Député sous Tandja, Issoufou s’affirmera comme le chef de file de l’opposition qu’il va tenter de rassembler dans la Coordination des forces démocratiques (CFD), le Front pour la défense de la démocratie (FDD) puis la Coordination des forces pour la démocratie et la République (CFDR). Sa ligne de conduite est toujours la même depuis le coup d’Etat de Maïnassara en 1996 : « Lorsqu’un régime viole la loi, il n’y a pas de raison pour que le peuple respecte la loi. Nous ne pouvons pas servir de caution à une autocratie.
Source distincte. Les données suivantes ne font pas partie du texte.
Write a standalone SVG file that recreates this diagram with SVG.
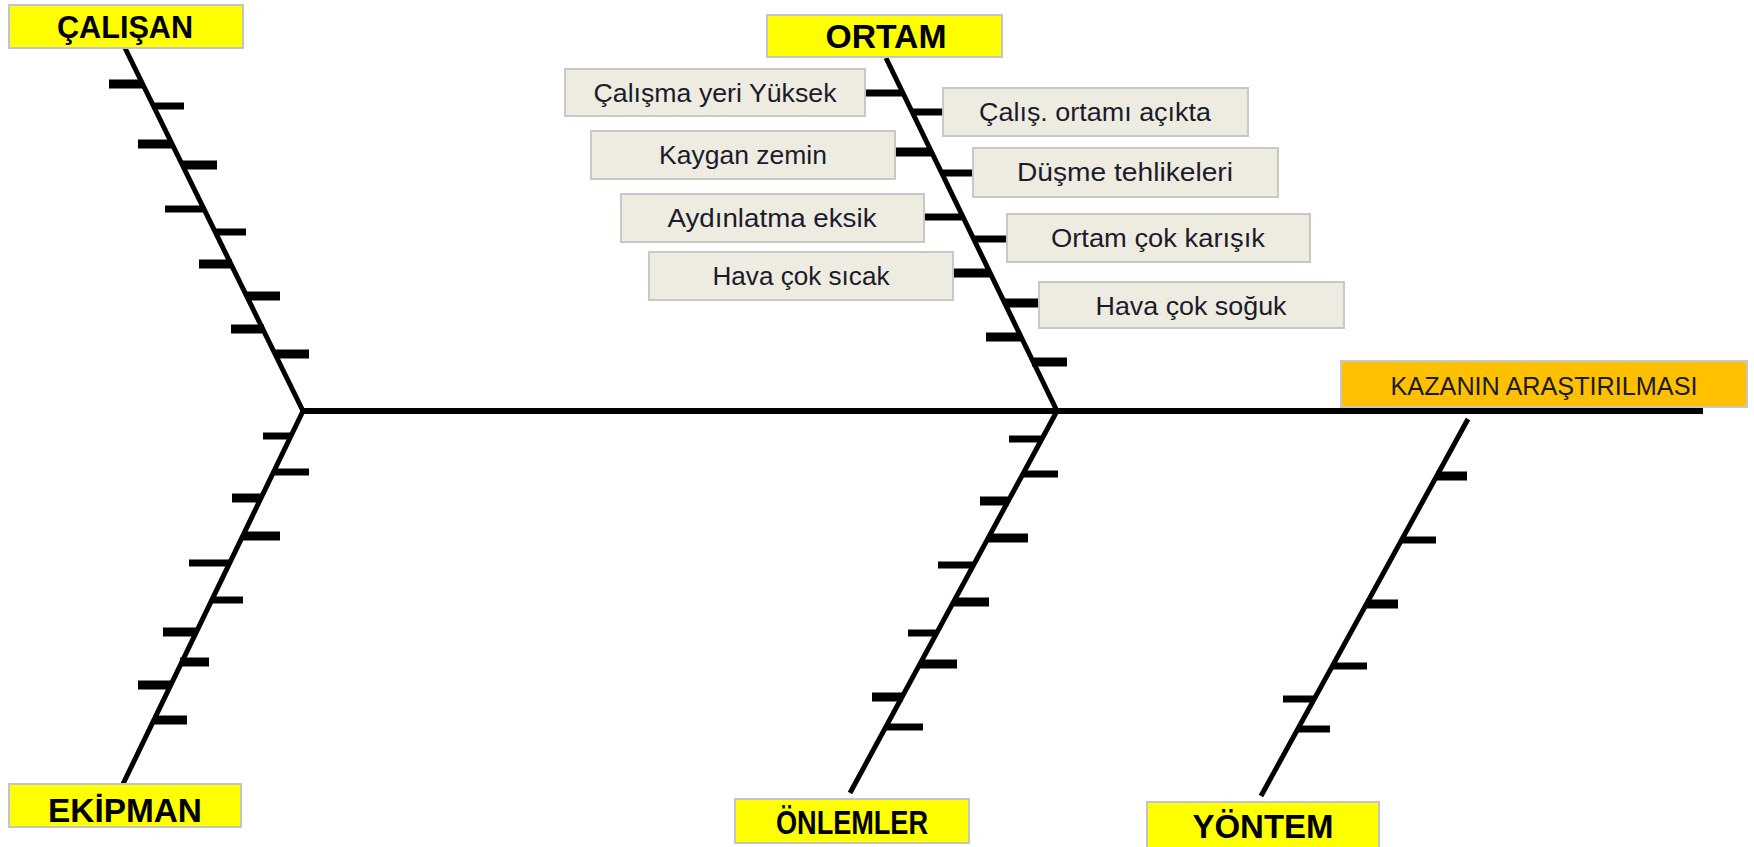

A partir du moment où la démocratie est à ce point niée, il n’y a plus qu’une réponse : la rue […] On occupe la rue parce que l’on ne nous permet pas de nous exprimer autrement ». Qualifié pour le second tour de la présidentielle 2004, il sera une nouvelle fois battu (plus nettement qu’en 1999 : 34,47 % des voix contre 40,10 %). Mais le deuxième mandat de Tandja va mal finir. En 2005 débuteront les manifestations contre la vie chère puis ce sera le combat juridique puis politique contre les « tazartchistes » qui prônaient la prolongation du mandat présidentiel. On connaît la suite.